Alors que l’humour vient égayer l’ensemble, 3 Billboards : Les Panneaux de la Vengeance prend aux tripes par son aspect frontal qui va érafler aussi bien les gentils que les mauvais bougres hantant le film. Au-delà de son récit, le film voit plus loin que le combat de cette femme pour la vérité et vise large en attaquant au passage un système qui protège les plus forts, l’affreuse loi du silence qu’on impose aux femmes, ainsi que ces médias si avides de scandales qu’ils oublient de protéger les victimes.

3 Billboards : Les Panneaux de la Vengeance résonne comme un hymne à la colère, pas celle qui explose comme une furie et ne dure qu’un temps, mais celle qui ronge dans l’ombre, mûri en silence et dévore toutes les autres émotions. Ici, la colère prend forme à travers cette héroïne de western, chevalière impitoyable, courageuse et caustique, autrefois femme battue et mère de famille, la colère n’est plus une simple émotion mais une raison de vivre et de refuser le silence. Un parallèle d’ailleurs saisissant face à ces autres personnages neutres ou détestables qui finissent retrouver leur humanité en cours de route, voire même le chemin de la rédemption, dans ce petit bijou à vif, qui côtoie la noirceur et la transforme enn coup d’éclat aussi révoltant que boulversant.

Au casting : Frances McDormand (Ave, César !, Promised Land, Moonrise Kingdom…) compense sa rareté sur grand écran avec une performance remarquable et fait sur-mesure dans ce rôle aigri, revanchard et pourtant bouleversant – ses passages répétés devant la caméra des frères Coen ont probablement balisé le terrain. À ses cotés, Woody Harrelson (La Planète des Singes : Suprématie, Insaisissables 2…), Peter Dinklage (Game of Thrones, Pixels..) et Caleb Landry Jones (Barry Seal: American Traffic, Get Out…) complètent un tableau acide, tandis que Sam Rockwell (Poltergeist, Girls Only…) cristallise avec brio le péquenot détestable, raciste, impulsif et simplet. À l’affiche également, John Hawkes (Everest…) et Lucas Hedges (Manchester By The Sea…) jouent les seconds couteaux, j’ai beaucoup aimé la présence de Samara Weaving (La Baby-Sitter…), hilarante en jolie nunuche.

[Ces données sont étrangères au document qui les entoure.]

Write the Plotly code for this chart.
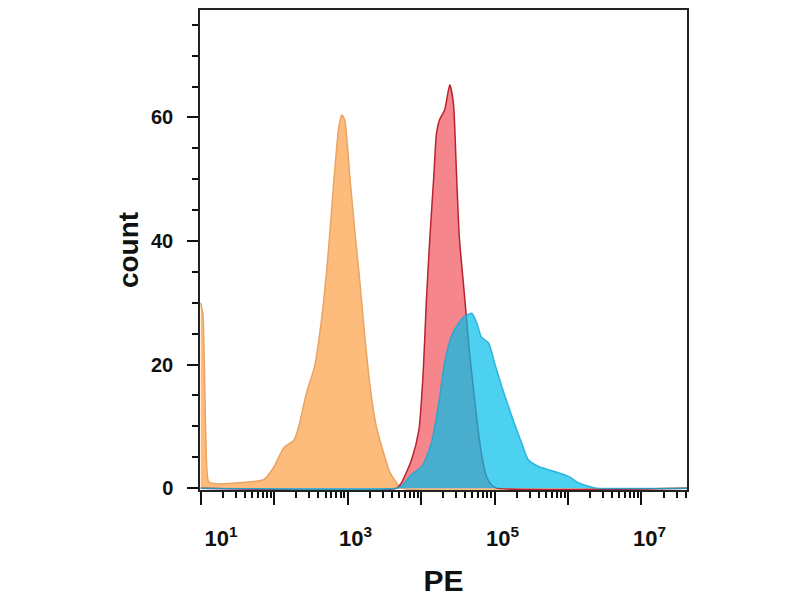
import plotly.graph_objects as go

# PE intensity as log10 exponent, and count per bin
orange_log = [1.00, 1.03, 1.07, 1.11, 1.22, 1.56, 1.86, 1.99, 2.13, 2.27, 2.33, 2.44, 2.55, 2.65,
              2.74, 2.81, 2.88, 2.92, 2.96, 3.03, 3.10, 3.16, 3.23, 3.30, 3.39, 3.49, 3.57, 3.67,
              3.73, 7.62]
orange_cnt = [30, 28, 8, 1.0, 0.7, 0.9, 1.4, 3.3, 6.5, 7.8, 9.8, 15.4, 19.7, 27.8,
              38.6, 49.4, 58.5, 60.4, 59.6, 50.4, 41.3, 34.2, 25.1, 17, 10, 5.7, 2.7, 0.8,
              0, 0]

red_log = [1.00, 3.67, 3.73, 3.87, 3.97, 4.03, 4.07, 4.12, 4.17, 4.21, 4.25, 4.32, 4.39, 4.44,
           4.48, 4.52, 4.58, 4.62, 4.66, 4.71, 4.76, 4.82, 4.89, 4.96, 5.03, 7.62]
red_cnt = [0, 0, 0.8, 4.6, 9.4, 19.1, 29.9, 40.7, 49.9, 57.5, 59.6, 61.2, 65.3, 62.3,
           51.5, 40.7, 32.6, 27.2, 21.8, 16.4, 11, 5.7, 1.9, 0.5, 0, 0]

blue_log = [1.00, 3.67, 3.73, 3.87, 4.01, 4.14, 4.24, 4.32, 4.41, 4.51, 4.59, 4.69, 4.76, 4.82,
            4.92, 5.00, 5.10, 5.19, 5.27, 5.37, 5.46, 5.60, 5.73, 5.87, 6.01, 6.14, 6.28, 6.39,
            7.62]
blue_cnt = [0, 0, 0.3, 2.2, 3.5, 7.3, 13.8, 20.3, 24.5, 26.7, 27.8, 28.3, 26.7, 24.5,
            23.5, 20.3, 16.4, 13.2, 10.5, 7.3, 4.6, 3.5, 3.0, 2.5, 1.9, 0.9, 0.3, 0,
            0]

tick_vals = [10, 100, 1000, 1e4, 1e5, 1e6, 1e7]
tick_text = ["\u00a0" * 4 + "10<sup>1</sup>", "", "10<sup>3</sup>", "", "10<sup>5</sup>", "", "10<sup>7</sup>"]

FONT = "Liberation Sans, Arial, sans-serif"

fig = go.Figure()

fig.add_trace(go.Scatter(x=[10 ** v for v in orange_log], y=orange_cnt, mode="lines",
                         line=dict(color="#e9a463", width=1.5, shape="spline", smoothing=0.6),
                         fill="tozeroy", fillcolor="#fdbb7c"))
fig.add_trace(go.Scatter(x=[10 ** v for v in red_log], y=red_cnt, mode="lines",
                         line=dict(color="#b8242c", width=1.5, shape="spline", smoothing=0.6),
                         fill="tozeroy", fillcolor="#f5868b"))
fig.add_trace(go.Scatter(x=[10 ** v for v in blue_log], y=blue_cnt, mode="lines",
                         line=dict(color="rgba(20,170,215,0.8)", width=1.5, shape="spline", smoothing=0.6),
                         fill="tozeroy", fillcolor="rgba(0,190,235,0.7)"))

# the page body adds an 8px offset, so margins are trimmed to land the frame at the right spot
fig.update_layout(
    width=800, height=600,
    margin=dict(l=192, r=121, t=2, b=118),
    paper_bgcolor="white", plot_bgcolor="white",
    showlegend=False,
    font=dict(family=FONT, color="#111111"),
)

fig.update_xaxes(
    type="log", range=[0.99, 7.62], automargin=False,
    tickmode="array", tickvals=tick_vals, ticktext=tick_text,
    ticks="outside", ticklen=13, tickwidth=2, tickcolor="#111111",
    minor=dict(ticks="outside", ticklen=6, tickwidth=1.5, tickcolor="#111111", dtick="D1"),
    showline=True, linecolor="#222222", linewidth=1.5, mirror=True,
    showgrid=False, zeroline=False,
    tickfont=dict(size=22, family=FONT, weight="bold"),
    ticklabelstandoff=15, ticklabelshift=8,
    title=dict(text="PE", font=dict(size=30, family=FONT, weight="bold"), standoff=20),
)

fig.update_yaxes(
    range=[-0.3, 77.4], automargin=False,
    tickmode="array", tickvals=[0, 20, 40, 60],
    ticks="outside", ticklen=11, tickwidth=2, tickcolor="#111111",
    minor=dict(ticks="outside", ticklen=6, tickwidth=1.5, tickcolor="#111111", dtick=5, tick0=0),
    showline=True, linecolor="#222222", linewidth=1.5, mirror=True,
    showgrid=False, zeroline=False,
    tickfont=dict(size=20, family=FONT, weight="bold"),
    ticklabelstandoff=10,
    title=dict(text="count", font=dict(size=28, family=FONT, weight="bold"), standoff=4),
)

fig.write_html("out.html")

En conclusion, Martin McDonagh signe une épopée vengeresse, alliant le drame social au caractère brutal et implacable du western, qui dénonce une justice impuissante et rouillée. Superbement mis en scène, 3 Billboards : Les Panneaux de la Vengeance propose une héroïne phénoménale, seule face à une Amérique d’hommes, sans limite ni justice. Fantastique. À voir absolument.